Hundreds of Afghans protest Danish prophet cartoon, Dutch film criticizing Quran

Hundreds of Afghan protesters burned the Dutch and Danish flags on Wednesday and demanded that their troops leave Afghanistan in the latest outcry against the reprinting of a cartoon of Prophet Muhammad in Denmark and an upcoming Dutch film criticizing the Quran.

The United Nations, meanwhile, called for a peaceful dialogue to overcome the animosity caused by the cartoon and film.

More than 300 people gathered in Pul-i-Alam, the capital of central Logar province, for a demonstration organized by students, deputy provincial police chief Abdul Majid Latifi said.

Local elders and villagers joined the protest, burning the Danish and Dutch flags and urging President Hamid Karzai to issue a statement of condemnation, said Mohammad Shafiq Popal, head of the Logar youth and students association.

"We demand that the government kick the Dutch and Danish troops out of Afghanistan because they are the puppets of Christianity," Popal said.

In Nangarhar province, about 20 local elected officials protested and also demanded the removal of the two countries' forces from Afghanistan.

Last month in a gesture of solidarity, Denmark's leading newspapers reprinted a cartoon of Prophet Muhammad after Danish police said they had uncovered a plot to kill the artist, whose drawing was one of 12 cartoons that sparked deadly riots across the Muslim world in 2006.

The reprinting triggered another wave of protests in Islamic countries in recent weeks.

The protesters were also angered by an upcoming short film by right-wing Dutch lawmaker Geert Wilders that reportedly portrays the Quran as a "fascist book."

Aleem Siddique, spokesman for the U.N. Assistance Mission in Afghanistan, pressed for calm in resolving the misunderstanding.

"We believe in the importance of overcoming misunderstandings and animosities between people of different beliefs and cultural traditions through peaceful dialogue and mutual respect," Siddique told reporters in Kabul.

"It is vital that we recognize that the actions of one cartoonist and one filmmaker do not characterize or reflect the overarching nature of international engagement with Afghanistan and its government," Siddique said.

Afghanistan is a Muslim nation where criticism of Muhammad and the Quran is a serious crime that carries the death sentence.

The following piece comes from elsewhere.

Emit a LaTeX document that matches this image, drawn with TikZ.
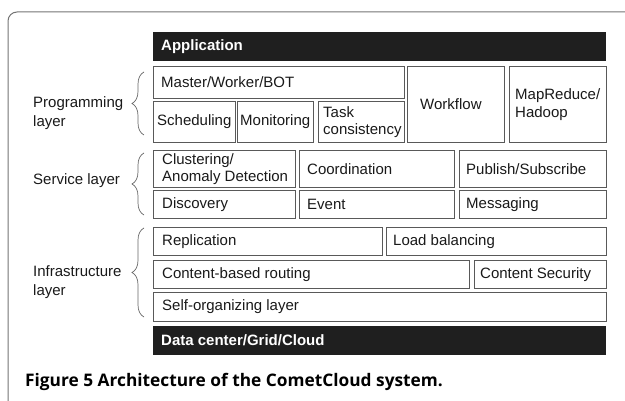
\documentclass[tikz,border=0pt]{standalone}
\usepackage{fontspec}
\setmainfont{Liberation Sans}
\newfontfamily\capfont{Open Sans}
\usetikzlibrary{decorations.pathreplacing}
\def\lft{153}
\def\rgt{606}
\def\bracex{144}
\def\labelx{33}
\tikzset{
    blk/.style={draw=black!65, line width=0.9pt, inner sep=0pt},
    bar/.style={fill=black!88, draw=none, inner sep=0pt},
    txt/.style={inner sep=0pt, align=left, text=black!90, font=\fontsize{15}{17.5}\selectfont},
    bartxt/.style={txt, text=white, font=\fontsize{15}{17.5}\selectfont\bfseries},
    brc/.style={draw=black!60, line width=0.7pt, decorate, decoration={brace, amplitude=12pt}},
    lyrlbl/.style={txt, font=\fontsize{15}{19}\selectfont},
    frm/.style={draw=black!55, line width=1pt, rounded corners=9pt}
}
% box: [text pad]{name}{x1}{y1}{x2}{y2}{text}
\newcommand{\blk}[7][8]{
    \node[blk, anchor=north west, minimum width={#5-#3}, minimum height={#6-#4}] (#2) at (#3,#4) {};
    \node[txt, anchor=west] (#2-t) at ([xshift=#1pt]#2.west) {#7};
}
\newcommand{\blackbar}[4]{
    \node[bar, anchor=north west, minimum width={\rgt-\lft}, minimum height={#4-#3}] (#1) at (\lft,#3) {};
    \node[bartxt, anchor=west] (#1-t) at ([xshift=8pt]#1.west) {#2};
}
% layer brace: {name}{top}{bottom}{label baseline}{label}
\newcommand{\lyr}[5]{
    \coordinate (#1-a) at (\bracex,#3);
    \coordinate (#1-b) at (\bracex,#2);
    \draw[brc] (#1-a) -- (#1-b);
    \node[lyrlbl, anchor=base west] (#1) at (\labelx,#4) {#5};
}

\begin{document}
\begin{tikzpicture}[x=1pt, y=-1pt]
    \useasboundingbox (0,0) rectangle (625,401);
    \begin{scope}
        \clip (0,0) rectangle (625,401);
        \draw[frm] (8,430) |- (660,12);
    \end{scope}
    \blackbar{app}{Application}{32}{61}
    % programming layer
    \blk{mwb}{\lft}{66}{404}{98}{Master/Worker/BOT}
    \blk[4]{sched}{\lft}{101}{235}{142}{Scheduling}
    \blk[3]{mon}{237}{101}{313}{142}{Monitoring}
    \blk[5]{task}{318}{101}{404}{142}{Task\\consistency}
    \blk[13]{wf}{407}{66}{504}{142}{Workflow}
    \blk[6]{mr}{509}{66}{\rgt}{142}{MapReduce/\\Hadoop}
    % service layer
    \blk[9]{clus}{\lft}{150}{295}{187}{Clustering/\\Anomaly Detection}
    \blk{coord}{299}{150}{454}{187}{Coordination}
    \blk[7]{pub}{459}{150}{\rgt}{187}{Publish/Subscribe}
    \blk[9]{disc}{\lft}{190}{295}{218}{Discovery}
    \blk{event}{299}{190}{454}{218}{Event}
    \blk[7]{msg}{459}{190}{\rgt}{218}{Messaging}
    % infrastructure layer
    \blk[9]{repl}{\lft}{227}{382}{255}{Replication}
    \blk[7]{load}{386}{227}{\rgt}{255}{Load balancing}
    \blk[9]{cbr}{\lft}{260}{469}{288}{Content-based routing}
    \blk[6]{sec}{474}{260}{\rgt}{288}{Content Security}
    \blk[9]{self}{\lft}{292}{\rgt}{321}{Self-organizing layer}
    \blackbar{dc}{Data center/Grid/Cloud}{326}{355}
    % labels: base is the last line
    \lyr{prog}{72}{135}{127}{Programming\\layer}
    \lyr{svc}{153}{215}{185}{Service layer}
    \lyr{infra}{228}{317}{296}{Infrastructure\\layer}
    \node[anchor=base west, inner sep=0pt] (cap) at (25,387)
        {\capfont\fontsize{17.3}{20}\selectfont\bfseries Figure 5 Architecture of the CometCloud system.};
\end{tikzpicture}
\end{document}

On Tuesday, more than 200 Afghan lawmakers gathered at the parliament, shouting "Death to the enemies of Islam" and urging the Danish and Dutch governments to prevent blasphemy against Islam.

On Sunday, clerics and Islamic students burned the Danish and Dutch flags in the northern city of Mazar-i-Sharif and demanded that the government shut the two countries' embassies in Kabul.

In neighboring Pakistan, Foreign Ministry spokesman Mohammed Sadiq said there was a difference "between freedom of expression and license to insult."

"Bigoted and blasphemous acts such as the Danish cartoons and Wilders' film are tantamount to propagating politics of hate and promoting xenophobia in Europe," Sadiq said at a weekly briefing.